Gibraltar’s regulatory body — the Gibraltar Gambling Commissioner — has been licensing online operators since the early days of internet gambling. Many of the largest betting companies in the world hold Gibraltar licences, and the jurisdiction’s standards sit comfortably alongside the UKGC and MGA in terms of compliance requirements. Player fund protection, ADR processes, responsible gambling mandates, and technical auditing are all part of the licence conditions. The reason Gibraltar-licensed casinos are less common in the non-GamStop space is straightforward: the licensing costs and compliance burden are high, which makes it unattractive for the kind of operators who specifically target self-excluded UK players.
The Isle of Man Gambling Supervision Commission operates on similar principles. It requires segregated player funds, mandatory testing by approved labs, and a complaints escalation process. Like Gibraltar, the Isle of Man tends to attract larger, more established operators rather than the newer brands that populate non-GamStop casino lists.
Other jurisdictions appear occasionally — Kahnawake (Canada), Philippines (PAGCOR), and various Caribbean nations each issue licences to online gambling operators. Their presence in the UK-facing non-GamStop market is sporadic, and their regulatory frameworks vary enormously. The general rule holds: the more established the regulator and the more transparent its public register, the more confidence you can place in the licence. A jurisdiction you have never heard of, with no verifiable public register, is a jurisdiction you should approach with extreme caution.
Red Flags — How to Spot a Fake or Expired Licence
A JPG of a licence badge proves exactly nothing. It proves that someone knows how to copy an image and paste it into a website footer. It does not prove that the operator holds a valid licence, that the licence applies to the specific brand you are visiting, or that the licence has not expired, been suspended, or been revoked since the image was uploaded. Fake licences are not rare in the non-GamStop casino space — they are common enough that every player needs to know how to spot them.
The most obvious red flag is a licence badge that does not link to anything. Legitimate licensed casinos almost always make their licence badge clickable, directing you to the regulator’s website or a licence verification page. A static image with no link is suspicious. A link that directs you to a generic page rather than a specific licence record is only marginally better. If the badge links to a domain you do not recognise — something that is not the regulator’s official website — you are likely looking at a fabrication.
Next, check the licence number itself. Every regulatory authority assigns unique licence numbers. If the number displayed on the casino does not appear in the regulator’s public register, the licence is not valid for that operator.

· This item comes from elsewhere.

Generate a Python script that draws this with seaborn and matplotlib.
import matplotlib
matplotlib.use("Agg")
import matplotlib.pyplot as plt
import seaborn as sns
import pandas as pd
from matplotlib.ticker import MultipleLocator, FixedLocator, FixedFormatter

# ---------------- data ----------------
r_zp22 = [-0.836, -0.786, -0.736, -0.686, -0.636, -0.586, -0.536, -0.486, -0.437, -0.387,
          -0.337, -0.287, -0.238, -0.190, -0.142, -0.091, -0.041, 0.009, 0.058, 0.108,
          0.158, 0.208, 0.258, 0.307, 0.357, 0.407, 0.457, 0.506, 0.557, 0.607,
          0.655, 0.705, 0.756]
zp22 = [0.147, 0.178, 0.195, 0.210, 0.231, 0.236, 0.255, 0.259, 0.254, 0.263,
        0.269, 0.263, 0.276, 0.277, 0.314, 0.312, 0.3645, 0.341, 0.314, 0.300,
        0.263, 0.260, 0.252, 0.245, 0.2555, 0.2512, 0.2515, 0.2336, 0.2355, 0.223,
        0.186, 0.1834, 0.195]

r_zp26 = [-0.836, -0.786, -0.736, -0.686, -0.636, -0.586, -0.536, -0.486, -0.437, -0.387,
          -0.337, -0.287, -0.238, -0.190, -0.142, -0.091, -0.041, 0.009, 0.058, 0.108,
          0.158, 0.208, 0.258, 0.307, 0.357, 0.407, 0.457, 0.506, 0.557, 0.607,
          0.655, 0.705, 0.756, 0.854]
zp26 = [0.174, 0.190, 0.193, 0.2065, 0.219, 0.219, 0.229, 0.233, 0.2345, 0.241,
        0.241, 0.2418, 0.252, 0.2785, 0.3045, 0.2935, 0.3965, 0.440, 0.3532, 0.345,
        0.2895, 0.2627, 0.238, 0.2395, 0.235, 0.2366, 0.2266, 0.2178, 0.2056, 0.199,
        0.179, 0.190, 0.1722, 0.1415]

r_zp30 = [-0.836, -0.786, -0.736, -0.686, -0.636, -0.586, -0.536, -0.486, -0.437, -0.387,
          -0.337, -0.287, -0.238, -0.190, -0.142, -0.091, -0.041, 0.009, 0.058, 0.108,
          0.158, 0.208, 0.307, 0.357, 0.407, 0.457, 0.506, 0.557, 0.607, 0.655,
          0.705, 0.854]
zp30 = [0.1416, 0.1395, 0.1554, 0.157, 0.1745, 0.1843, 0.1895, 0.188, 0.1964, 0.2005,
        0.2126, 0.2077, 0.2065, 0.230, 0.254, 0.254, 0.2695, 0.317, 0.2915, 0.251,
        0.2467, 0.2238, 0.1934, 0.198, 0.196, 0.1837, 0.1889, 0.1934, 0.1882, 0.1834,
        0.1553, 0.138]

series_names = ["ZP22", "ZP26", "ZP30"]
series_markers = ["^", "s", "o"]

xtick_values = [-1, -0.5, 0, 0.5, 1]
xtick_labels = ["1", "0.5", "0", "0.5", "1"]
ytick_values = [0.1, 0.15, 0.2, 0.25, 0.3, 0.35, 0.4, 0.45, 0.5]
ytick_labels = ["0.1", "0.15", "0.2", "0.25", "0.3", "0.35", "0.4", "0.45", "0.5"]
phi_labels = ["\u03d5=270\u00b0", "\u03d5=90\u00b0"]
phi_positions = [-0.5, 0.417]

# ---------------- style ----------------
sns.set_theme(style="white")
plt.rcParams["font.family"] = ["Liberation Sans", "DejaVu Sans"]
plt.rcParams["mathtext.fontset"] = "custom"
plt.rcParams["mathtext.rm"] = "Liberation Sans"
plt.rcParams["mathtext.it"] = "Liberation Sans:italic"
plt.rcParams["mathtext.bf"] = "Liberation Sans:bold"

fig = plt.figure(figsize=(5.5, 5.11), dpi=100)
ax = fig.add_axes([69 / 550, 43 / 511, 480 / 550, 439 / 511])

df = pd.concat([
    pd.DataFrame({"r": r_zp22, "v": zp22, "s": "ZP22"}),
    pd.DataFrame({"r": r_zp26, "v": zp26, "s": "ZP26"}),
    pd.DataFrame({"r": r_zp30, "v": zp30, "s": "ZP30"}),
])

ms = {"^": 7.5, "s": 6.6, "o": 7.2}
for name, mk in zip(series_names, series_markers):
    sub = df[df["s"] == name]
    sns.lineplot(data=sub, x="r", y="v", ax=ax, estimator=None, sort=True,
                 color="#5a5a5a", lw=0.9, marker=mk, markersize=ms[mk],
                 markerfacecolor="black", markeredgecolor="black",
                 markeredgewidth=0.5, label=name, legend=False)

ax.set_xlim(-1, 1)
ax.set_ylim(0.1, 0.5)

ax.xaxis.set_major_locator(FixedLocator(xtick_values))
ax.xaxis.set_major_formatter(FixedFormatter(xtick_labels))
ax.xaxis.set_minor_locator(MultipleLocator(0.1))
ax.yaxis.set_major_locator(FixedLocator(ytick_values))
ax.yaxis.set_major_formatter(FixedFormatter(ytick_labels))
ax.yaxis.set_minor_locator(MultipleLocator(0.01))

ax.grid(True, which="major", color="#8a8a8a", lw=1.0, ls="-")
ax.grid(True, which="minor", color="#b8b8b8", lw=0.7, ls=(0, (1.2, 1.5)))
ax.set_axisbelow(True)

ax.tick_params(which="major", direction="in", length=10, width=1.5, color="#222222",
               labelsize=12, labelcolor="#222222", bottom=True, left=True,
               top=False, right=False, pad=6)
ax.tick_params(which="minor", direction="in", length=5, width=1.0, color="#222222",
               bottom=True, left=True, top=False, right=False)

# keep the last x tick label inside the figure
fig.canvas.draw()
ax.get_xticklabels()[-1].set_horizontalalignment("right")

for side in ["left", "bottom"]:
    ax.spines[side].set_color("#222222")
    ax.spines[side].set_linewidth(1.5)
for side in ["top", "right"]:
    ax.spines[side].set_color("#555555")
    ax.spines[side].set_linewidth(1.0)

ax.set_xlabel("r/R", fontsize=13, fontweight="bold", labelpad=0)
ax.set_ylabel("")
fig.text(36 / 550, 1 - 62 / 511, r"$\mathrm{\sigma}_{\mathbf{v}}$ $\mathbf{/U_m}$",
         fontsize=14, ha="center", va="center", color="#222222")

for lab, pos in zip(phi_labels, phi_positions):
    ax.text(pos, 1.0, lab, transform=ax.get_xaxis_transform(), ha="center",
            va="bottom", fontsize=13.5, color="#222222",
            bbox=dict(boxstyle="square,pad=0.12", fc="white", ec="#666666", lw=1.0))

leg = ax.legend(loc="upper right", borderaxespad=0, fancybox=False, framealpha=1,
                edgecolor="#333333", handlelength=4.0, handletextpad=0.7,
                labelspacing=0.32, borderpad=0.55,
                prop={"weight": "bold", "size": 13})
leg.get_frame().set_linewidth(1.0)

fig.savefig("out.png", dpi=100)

Some fraudulent sites display real licence numbers that belong to other operators, banking on the assumption that players will not check. This is why it matters to verify the operator name against the register, not just the number. The company name on the licence record should match the entity operating the casino — and yes, these are sometimes different from the brand name displayed on the homepage, so read the terms and conditions to find the registered company name.

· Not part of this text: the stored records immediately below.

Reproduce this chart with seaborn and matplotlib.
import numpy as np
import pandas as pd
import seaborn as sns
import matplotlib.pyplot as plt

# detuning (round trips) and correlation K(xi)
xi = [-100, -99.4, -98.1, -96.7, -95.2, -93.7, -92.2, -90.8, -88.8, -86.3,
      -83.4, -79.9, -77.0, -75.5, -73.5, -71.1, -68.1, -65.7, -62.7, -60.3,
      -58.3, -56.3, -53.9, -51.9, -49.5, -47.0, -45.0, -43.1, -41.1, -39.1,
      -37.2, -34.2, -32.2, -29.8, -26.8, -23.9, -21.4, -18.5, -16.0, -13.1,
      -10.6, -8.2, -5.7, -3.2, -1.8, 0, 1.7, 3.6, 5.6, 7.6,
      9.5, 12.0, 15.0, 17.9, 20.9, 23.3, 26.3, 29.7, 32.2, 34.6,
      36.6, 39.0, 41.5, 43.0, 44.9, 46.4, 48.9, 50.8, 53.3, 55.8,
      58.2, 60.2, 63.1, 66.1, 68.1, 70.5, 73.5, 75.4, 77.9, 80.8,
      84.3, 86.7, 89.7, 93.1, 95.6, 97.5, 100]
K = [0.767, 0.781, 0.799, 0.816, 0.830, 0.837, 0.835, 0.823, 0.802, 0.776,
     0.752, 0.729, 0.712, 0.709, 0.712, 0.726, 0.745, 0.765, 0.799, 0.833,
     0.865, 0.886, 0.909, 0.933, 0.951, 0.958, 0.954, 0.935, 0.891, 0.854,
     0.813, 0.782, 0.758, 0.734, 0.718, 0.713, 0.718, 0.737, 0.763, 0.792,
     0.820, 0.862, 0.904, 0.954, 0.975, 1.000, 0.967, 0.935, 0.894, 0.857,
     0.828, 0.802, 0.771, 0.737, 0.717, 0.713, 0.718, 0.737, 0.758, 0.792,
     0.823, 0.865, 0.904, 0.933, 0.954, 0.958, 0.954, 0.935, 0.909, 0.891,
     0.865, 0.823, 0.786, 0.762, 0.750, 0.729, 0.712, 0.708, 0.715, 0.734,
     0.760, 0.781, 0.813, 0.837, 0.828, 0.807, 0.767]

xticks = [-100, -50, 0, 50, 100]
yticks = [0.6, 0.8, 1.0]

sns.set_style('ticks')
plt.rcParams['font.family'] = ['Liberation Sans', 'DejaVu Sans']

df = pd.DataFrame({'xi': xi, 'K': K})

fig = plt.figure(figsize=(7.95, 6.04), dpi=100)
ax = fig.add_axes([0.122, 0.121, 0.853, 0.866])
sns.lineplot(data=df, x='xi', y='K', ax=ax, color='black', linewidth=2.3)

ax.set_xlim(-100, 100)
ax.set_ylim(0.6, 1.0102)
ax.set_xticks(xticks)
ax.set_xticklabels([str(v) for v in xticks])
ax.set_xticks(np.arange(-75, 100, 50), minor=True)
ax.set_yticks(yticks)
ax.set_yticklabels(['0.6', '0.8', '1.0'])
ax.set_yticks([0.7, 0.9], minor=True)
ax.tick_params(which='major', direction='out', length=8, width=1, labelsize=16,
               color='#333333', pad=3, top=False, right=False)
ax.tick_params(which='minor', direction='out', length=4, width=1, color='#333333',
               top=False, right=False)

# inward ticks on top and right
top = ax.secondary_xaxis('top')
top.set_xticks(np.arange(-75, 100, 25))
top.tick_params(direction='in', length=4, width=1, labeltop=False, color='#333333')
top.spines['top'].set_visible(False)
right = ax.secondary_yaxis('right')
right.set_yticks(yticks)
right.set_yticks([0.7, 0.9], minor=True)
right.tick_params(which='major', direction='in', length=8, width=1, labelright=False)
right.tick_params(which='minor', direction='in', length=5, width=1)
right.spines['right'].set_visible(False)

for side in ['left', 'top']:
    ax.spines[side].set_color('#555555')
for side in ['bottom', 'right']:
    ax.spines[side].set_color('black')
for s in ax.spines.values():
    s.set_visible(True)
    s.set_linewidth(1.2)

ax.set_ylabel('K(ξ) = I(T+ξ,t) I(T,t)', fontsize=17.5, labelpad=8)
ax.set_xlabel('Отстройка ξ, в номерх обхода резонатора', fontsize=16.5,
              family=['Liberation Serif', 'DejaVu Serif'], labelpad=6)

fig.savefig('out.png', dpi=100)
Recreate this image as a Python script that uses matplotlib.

Expired licences are another frequent issue. Some operators launch under a valid licence, let it lapse — whether through non-payment, non-compliance, or voluntary surrender — and continue operating as if nothing changed. The website still looks the same. The games still load. The badge is still in the footer. But the regulatory oversight no longer applies. Checking the status field on the regulator’s register catches this: look for “active,” “valid,” or equivalent, and pay attention to any noted expiry dates.
Finally, be wary of jurisdictions that do not maintain publicly accessible registers. If a casino claims to be licensed by an authority whose website has no search function, no list of licensees, and no way to independently verify the claim, the licence is effectively unverifiable — and an unverifiable licence is functionally the same as no licence at all.

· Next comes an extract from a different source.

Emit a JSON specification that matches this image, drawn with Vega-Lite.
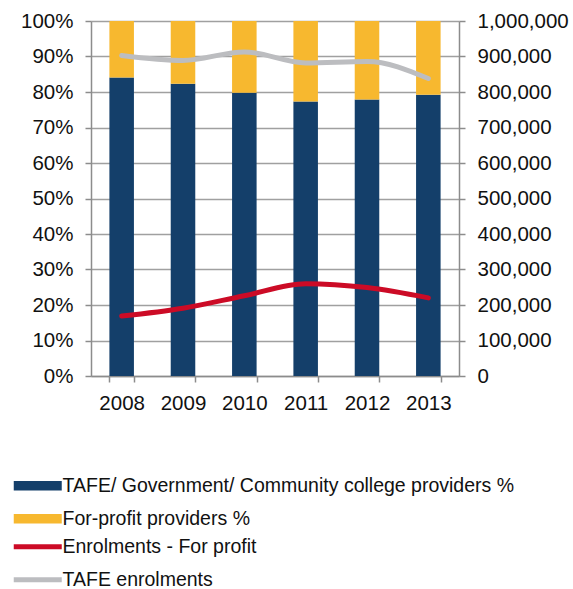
{
  "$schema": "https://vega.github.io/schema/vega-lite/v6.json",
  "autosize": {"type": "none"},
  "width": 368,
  "height": 355,
  "padding": {"left": 91, "top": 21, "right": 114, "bottom": 213},
  "background": "white",
  "config": {
    "font": "Liberation Sans",
    "view": {"stroke": null},
    "axis": {
      "labelFont": "Liberation Sans",
      "labelFontSize": 20.5,
      "labelColor": "#111111",
      "labelOverlap": false,
      "domainColor": "#8c8c8c",
      "domainWidth": 1.5,
      "tickColor": "#8c8c8c",
      "tickWidth": 1.5,
      "tickSize": 6,
      "gridColor": "#a0a0a0",
      "gridWidth": 1.5,
      "labelPadding": 12,
      "title": null
    },
    "legend": {
      "labelFont": "Liberation Sans",
      "labelFontSize": 19.5,
      "labelColor": "#111111",
      "labelLimit": 600,
      "title": null,
      "orient": "none"
    }
  },
  "data": {
    "values": [
      {"Year": "2008", "Series": "TAFE/ Government/ Community college providers %", "Share": 0.841},
      {"Year": "2008", "Series": "For-profit providers %", "Share": 0.159},
      {"Year": "2009", "Series": "TAFE/ Government/ Community college providers %", "Share": 0.823},
      {"Year": "2009", "Series": "For-profit providers %", "Share": 0.177},
      {"Year": "2010", "Series": "TAFE/ Government/ Community college providers %", "Share": 0.798},
      {"Year": "2010", "Series": "For-profit providers %", "Share": 0.202},
      {"Year": "2011", "Series": "TAFE/ Government/ Community college providers %", "Share": 0.773},
      {"Year": "2011", "Series": "For-profit providers %", "Share": 0.227},
      {"Year": "2012", "Series": "TAFE/ Government/ Community college providers %", "Share": 0.779},
      {"Year": "2012", "Series": "For-profit providers %", "Share": 0.221},
      {"Year": "2013", "Series": "TAFE/ Government/ Community college providers %", "Share": 0.792},
      {"Year": "2013", "Series": "For-profit providers %", "Share": 0.208},
      {"Year": "2008", "Line": "Enrolments - For profit", "Enrolments": 169000},
      {"Year": "2009", "Line": "Enrolments - For profit", "Enrolments": 191000},
      {"Year": "2010", "Line": "Enrolments - For profit", "Enrolments": 226000},
      {"Year": "2011", "Line": "Enrolments - For profit", "Enrolments": 260000},
      {"Year": "2012", "Line": "Enrolments - For profit", "Enrolments": 249000},
      {"Year": "2013", "Line": "Enrolments - For profit", "Enrolments": 220000},
      {"Year": "2008", "Line": "TAFE enrolments", "Enrolments": 903000},
      {"Year": "2009", "Line": "TAFE enrolments", "Enrolments": 889000},
      {"Year": "2010", "Line": "TAFE enrolments", "Enrolments": 913000},
      {"Year": "2011", "Line": "TAFE enrolments", "Enrolments": 882000},
      {"Year": "2012", "Line": "TAFE enrolments", "Enrolments": 886000},
      {"Year": "2013", "Line": "TAFE enrolments", "Enrolments": 838000}
    ]
  },
  "encoding": {
    "x": {
      "field": "Year",
      "type": "ordinal",
      "scale": {"paddingInner": 0.6, "paddingOuter": 0.3},
      "axis": {"labelAngle": 0, "tickBand": "extent", "grid": false, "labelPadding": 11}
    }
  },
  "layer": [
    {
      "transform": [{"filter": "isValid(datum.Share)"}],
      "mark": {"type": "bar"},
      "encoding": {
        "y": {
          "field": "Share",
          "type": "quantitative",
          "stack": "zero",
          "scale": {"domain": [0, 1]},
          "axis": {"format": ".0%", "values": [0,0.1,0.2,0.3,0.4,0.5,0.6,0.7,0.8,0.9,1], "grid": true, "orient": "left"}
        },
        "fill": {
          "field": "Series",
          "type": "nominal",
          "scale": {
            "domain": ["TAFE/ Government/ Community college providers %", "For-profit providers %"],
            "range": ["#143f6a", "#f7b82f"]
          },
          "legend": {
            "legendX": -63,
            "legendY": 455,
            "symbolType": "M-4,-0.8H4V0.8H-4Z",
            "symbolSize": 144,
            "symbolStrokeWidth": 0,
            "labelOffset": 15,
            "rowPadding": 12
          }
        },
        "order": {"field": "Series", "sort": "descending"}
      }
    },
    {
      "transform": [{"filter": "isValid(datum.Enrolments)"}],
      "mark": {"type": "line", "interpolate": "monotone", "strokeWidth": 5, "strokeCap": "round"},
      "encoding": {
        "y": {
          "field": "Enrolments",
          "type": "quantitative",
          "scale": {"domain": [0, 1000000]},
          "axis": {"format": ",d", "values": [0,100000,200000,300000,400000,500000,600000,700000,800000,900000,1000000], "grid": false, "orient": "right"}
        },
        "stroke": {
          "field": "Line",
          "type": "nominal",
          "scale": {
            "domain": ["Enrolments - For profit", "TAFE enrolments"],
            "range": ["#cc0b26", "#bcbdc0"]
          },
          "legend": {
            "legendX": -63,
            "legendY": 516,
            "symbolType": "M-4,0H4",
            "symbolSize": 144,
            "symbolStrokeWidth": 5,
            "labelOffset": 15,
            "rowPadding": 12
          }
        }
      }
    }
  ],
  "resolve": {"scale": {"y": "independent"}}
}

Following the Audit Trail Before You Deposit
The ten minutes you spend checking credentials could save you weeks chasing a frozen withdrawal. This is not a figure of speech. Players who skip due diligence and encounter problems at unlicensed or poorly regulated casinos routinely describe the same pattern: deposits processed instantly, gameplay works perfectly, but the moment a withdrawal is requested, the delays begin. Verification requests multiply. Support responses slow to a crawl. And there is no regulator to escalate to because the licence was never valid in the first place.
A practical audit trail before depositing at any non-GamStop casino involves a specific sequence. Start with the licence verification described above — if that fails, stop there. Assuming the licence checks out, move to the next layer.
Next, test live chat. Send a straightforward question before depositing. Ask about withdrawal timeframes, accepted payment methods, or KYC requirements. The quality and speed of the response tells you something about the operation behind the site. A casino that cannot answer basic questions before it has your money is unlikely to become more responsive after. If there is no live chat at all — just a contact form or email address — factor that into your assessment. It is not disqualifying, but it does reduce your ability to resolve issues quickly.
Check the terms and conditions. Specifically, look for maximum withdrawal limits (some casinos cap payouts at absurdly low figures like £5,000 per month), bonus wagering requirements, restricted countries, and the operator’s policy on account closures. If the T&Cs are vague, incomplete, or written in a way that gives the operator unilateral power to void winnings without clear justification, that is a structural risk worth taking seriously.
Look for SSL encryption — the padlock icon in the browser bar. Check whether the casino displays partnership logos from recognisable payment providers and game studios. Legitimate providers like Evolution, Pragmatic Play, and NetEnt are selective about which operators they partner with, so their presence provides a secondary signal (though not an absolute guarantee). Check player forums and review aggregators for withdrawal complaints. A pattern of delayed or denied payouts, particularly when accompanied by vague explanations, is the clearest practical warning available.
None of this takes long. The entire process — licence verification, live chat test, T&C review, provider check — can be completed in under fifteen minutes. Considering the alternative is depositing blind and hoping for the best, it is time well spent.